- _GOAL_
Answer with one number: how many lines have "that".

- _STORED DATA_
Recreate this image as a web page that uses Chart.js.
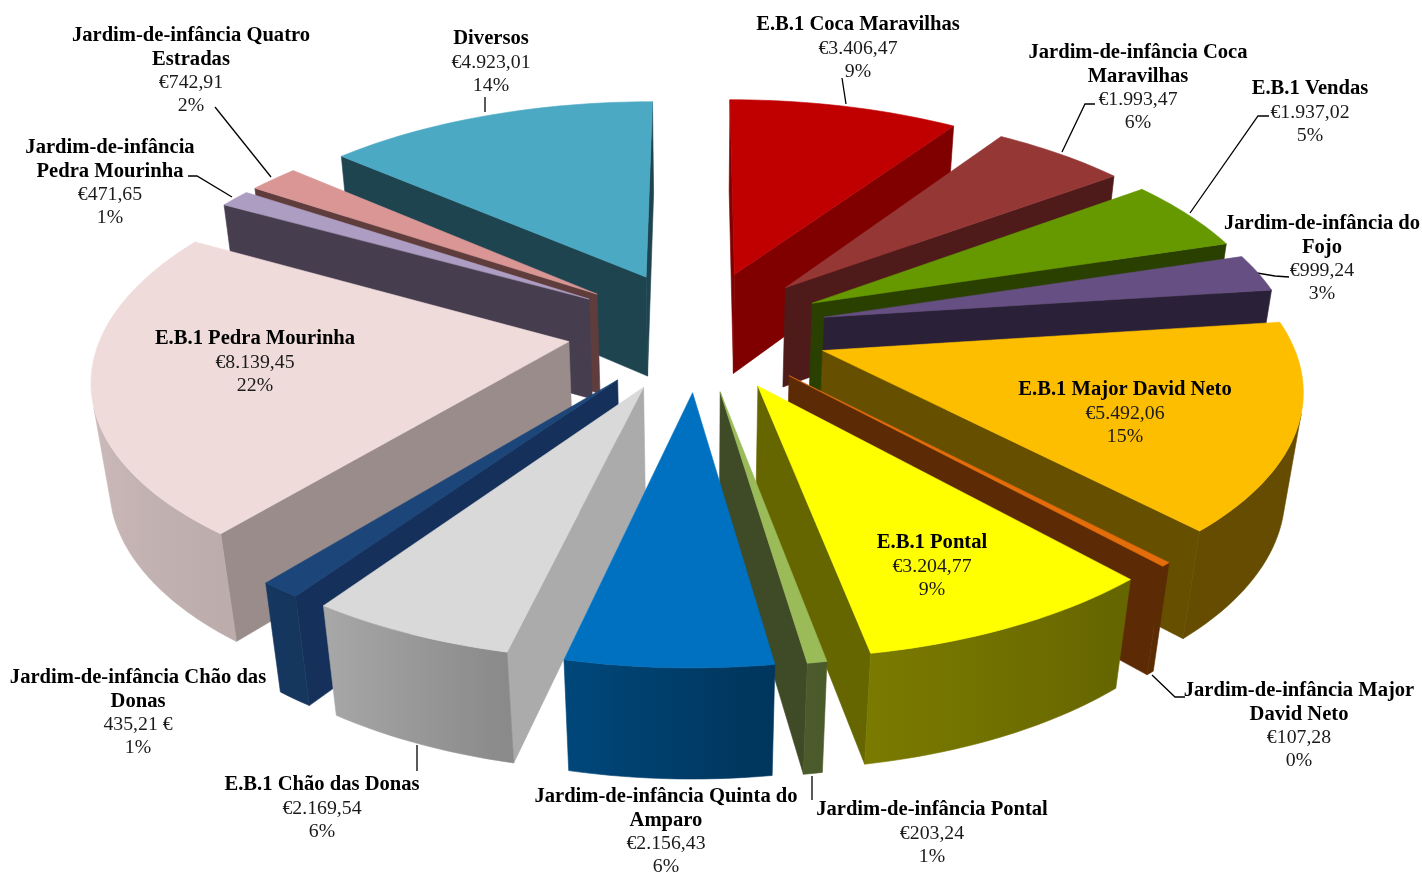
<!DOCTYPE html>
<html lang="pt">
<head>
  <meta charset="UTF-8">
  <title>Despesas por escola</title>
  <style>
    body { margin: 0; background: #fff; }
    canvas { display: block; }
  </style>
</head>
<body>
<canvas id="myChart" width="1422" height="875"></canvas>
<script src="https://cdn.jsdelivr.net/npm/chart.js"></script>
<script>
  // chart data
  const names = [
    'E.B.1 Coca Maravilhas', 'Jardim-de-infância Coca Maravilhas', 'E.B.1 Vendas', 'Jardim-de-infância do Fojo',
    'E.B.1 Major David Neto', 'Jardim-de-infância Major David Neto', 'E.B.1 Pontal', 'Jardim-de-infância Pontal',
    'Jardim-de-infância Quinta do Amparo', 'E.B.1 Chão das Donas', 'Jardim-de-infância Chão das Donas',
    'E.B.1 Pedra Mourinha', 'Jardim-de-infância Pedra Mourinha', 'Jardim-de-infância Quatro Estradas', 'Diversos'
  ];
  const values = [3406.47, 1993.47, 1937.02, 999.24, 5492.06, 107.28, 3204.77, 203.24, 2156.43, 2169.54, 435.21, 8139.45, 471.65, 742.91, 4923.01];
  const amounts = ['€3.406,47', '€1.993,47', '€1.937,02', '€999,24', '€5.492,06', '€107,28', '€3.204,77', '€203,24', '€2.156,43', '€2.169,54', '435,21 €', '€8.139,45', '€471,65', '€742,91', '€4.923,01'];
  const percents = ['9%', '6%', '5%', '3%', '15%', '0%', '9%', '1%', '6%', '6%', '1%', '22%', '1%', '2%', '14%'];

  // styles
  const topColors = ['#C00000', '#953735', '#669900', '#664F82', '#FDBE00', '#E46C0A', '#FFFF00', '#9BBB59', '#0070C0', '#D9D9D9', '#1C4679', '#F0DBDB', '#AD9DC3', '#D99694', '#4BA9C4'];
  const sideColors = ['#800000', '#4F1B1A', '#2A4000', '#2A2138', '#665000', '#5C2A04', '#666600', '#3F4A26', '#003D66', '#ABABAB', '#15305A', '#998C8B', '#463E4F', '#5F3D3C', '#1E4450'];
  const shadeStops = [[0, 0.5], [100, 0.4], [140, 0.4], [169, 0.48], [175, 0.5], [190, 0.62], [215, 0.78], [250, 0.85], [280, 0.8], [360, 0.5]];

  // label lines: name wrapped as in the picture, x centre and y of first line
  const nameLines = [
    ['E.B.1 Coca Maravilhas'], ['Jardim-de-infância Coca', 'Maravilhas'], ['E.B.1 Vendas'], ['Jardim-de-infância do', 'Fojo'],
    ['E.B.1 Major David Neto'], ['Jardim-de-infância Major', 'David Neto'], ['E.B.1 Pontal'], ['Jardim-de-infância Pontal'],
    ['Jardim-de-infância Quinta do', 'Amparo'], ['E.B.1 Chão das Donas'], ['Jardim-de-infância Chão das', 'Donas'],
    ['E.B.1 Pedra Mourinha'], ['Jardim-de-infância', 'Pedra Mourinha'], ['Jardim-de-infância Quatro', 'Estradas'], ['Diversos']
  ];
  const labelX = [858, 1138, 1310, 1322, 1125, 1299, 932, 932, 666, 322, 138, 255, 110, 191, 491];
  const labelY = [25, 53, 89, 224, 390, 691, 543, 810, 797, 785, 678, 339, 148, 36, 39];
  const leaders = [
    [[842, 78], [846, 104]],
    [[1095, 104], [1085, 104], [1062, 152]],
    [[1269, 116], [1258, 116], [1190, 213]],
    [[1289, 277], [1275, 276], [1257, 273]],
    [[1152, 675], [1175, 697], [1185, 697]],
    [[812, 776], [812, 800]],
    [[417, 745], [417, 771]],
    [[188, 176], [197, 176], [232, 197]],
    [[215, 107], [271, 177]],
    [[485, 97], [485, 112]]
  ];

  // projection of the tilted pie
  const CX = 698, CY = 330, A = 466, B = 215, C = 104, K = 0.145, M = 0.03, EXPLODE = 0.28;
  const project = (u, v, h) => {
    const w = 1 - K * v + M * h;
    return [CX + A * u / w, CY + (B * v + C * h) / w];
  };

  function shade(hex, f) {
    const n = parseInt(hex.slice(1), 16);
    return `rgb(${((n >> 16) & 255) * f | 0},${((n >> 8) & 255) * f | 0},${(n & 255) * f | 0})`;
  }
  function shadeAt(deg) {
    for (let i = 1; i < shadeStops.length; i++) {
      const [d0, f0] = shadeStops[i - 1], [d1, f1] = shadeStops[i];
      if (deg <= d1) return f0 + (f1 - f0) * (deg - d0) / (d1 - d0);
    }
    return 0.5;
  }
  function area(pts) {
    let s = 0;
    pts.forEach((p, i) => { const q = pts[(i + 1) % pts.length]; s += p[0] * q[1] - q[0] * p[1]; });
    return s;
  }
  function fillPoly(ctx, pts, color) {
    ctx.beginPath();
    pts.forEach((p, i) => i ? ctx.lineTo(p[0], p[1]) : ctx.moveTo(p[0], p[1]));
    ctx.closePath();
    ctx.fillStyle = color;
    ctx.strokeStyle = color;
    ctx.lineWidth = 0.6;
    ctx.fill();
    ctx.stroke();
  }

  function drawSlice(ctx, arc, i) {
    const a0 = arc.startAngle + Math.PI / 2, a1 = arc.endAngle + Math.PI / 2, mid = (a0 + a1) / 2;
    const ox = EXPLODE * Math.sin(mid), oy = -EXPLODE * Math.cos(mid);
    const at = (a, h) => project(ox + Math.sin(a), oy - Math.cos(a), h);
    const steps = Math.max(2, Math.ceil((a1 - a0) * 180 / Math.PI / 1.5));
    const rim = [];
    for (let s = 0; s <= steps; s++) rim.push(a0 + (a1 - a0) * s / steps);
    const tip0 = project(ox, oy, 0), tip1 = project(ox, oy, 1);

    // radial walls
    const startWall = [tip0, at(a0, 0), at(a0, 1), tip1];
    const endWall = [tip0, at(a1, 0), at(a1, 1), tip1];
    if (area(startWall) < 0) fillPoly(ctx, startWall, sideColors[i]);
    if (area(endWall) > 0) fillPoly(ctx, endWall, sideColors[i]);

    // outer wall: the part that faces the viewer, shaded left to right
    const seen = rim.filter((a, s) => s < steps
      ? area([at(a, 0), at(rim[s + 1], 0), at(rim[s + 1], 1), at(a, 1)]) < 0
      : area([at(rim[s - 1], 0), at(a, 0), at(a, 1), at(rim[s - 1], 1)]) < 0);
    if (seen.length > 1) {
      const xs = seen.map(a => at(a, 0)[0]);
      const x0 = Math.min(...xs), x1 = Math.max(...xs);
      const grad = ctx.createLinearGradient(x0, 0, x1, 0);
      seen.forEach((a, s) => grad.addColorStop((xs[s] - x0) / (x1 - x0), shade(topColors[i], shadeAt(a * 180 / Math.PI))));
      const wall = seen.map(a => at(a, 0)).concat(seen.slice().reverse().map(a => at(a, 1)));
      fillPoly(ctx, wall, grad);
    }

    // top face
    fillPoly(ctx, [tip0].concat(rim.map(a => at(a, 0))), topColors[i]);
  }

  const pie3d = {
    id: 'pie3d',
    beforeDatasetsDraw(chart) {
      const ctx = chart.ctx;
      const arcs = chart.getDatasetMeta(0).data;
      ctx.save();

      // leader lines sit under the slices
      ctx.strokeStyle = '#000';
      ctx.lineWidth = 1.3;
      leaders.forEach(line => {
        ctx.beginPath();
        line.forEach((p, i) => i ? ctx.lineTo(p[0], p[1]) : ctx.moveTo(p[0], p[1]));
        ctx.stroke();
      });

      // back slices first
      const order = arcs.map((arc, i) => i).sort((p, q) => {
        const depth = arc => -Math.cos((arc.startAngle + arc.endAngle) / 2 + Math.PI / 2);
        return depth(arcs[p]) - depth(arcs[q]);
      });
      order.forEach(i => drawSlice(ctx, arcs[i], i));
      ctx.restore();
      return false;
    },
    afterDraw(chart) {
      const ctx = chart.ctx;
      ctx.save();
      ctx.textAlign = 'center';
      ctx.textBaseline = 'middle';
      names.forEach((name, i) => {
        let y = labelY[i];
        ctx.fillStyle = '#000';
        ctx.font = 'bold 20.6px "Liberation Serif"';
        nameLines[i].forEach(line => { ctx.fillText(line, labelX[i], y); y += 23.4; });
        ctx.fillStyle = '#1a1a1a';
        ctx.font = '19.8px "Liberation Serif"';
        ctx.fillText(amounts[i], labelX[i], y); y += 23.4;
        ctx.fillText(percents[i], labelX[i], y);
      });
      ctx.restore();
    }
  };

  new Chart(document.getElementById('myChart').getContext('2d'), {
    type: 'pie',
    data: {
      labels: names,
      datasets: [{ data: values, backgroundColor: topColors, borderWidth: 0 }]
    },
    options: {
      responsive: false,
      animation: false,
      plugins: { legend: { display: false }, tooltip: { enabled: false } }
    },
    plugins: [pie3d]
  });
</script>
</body>
</html>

- _EXERCISE RESPONSE_
2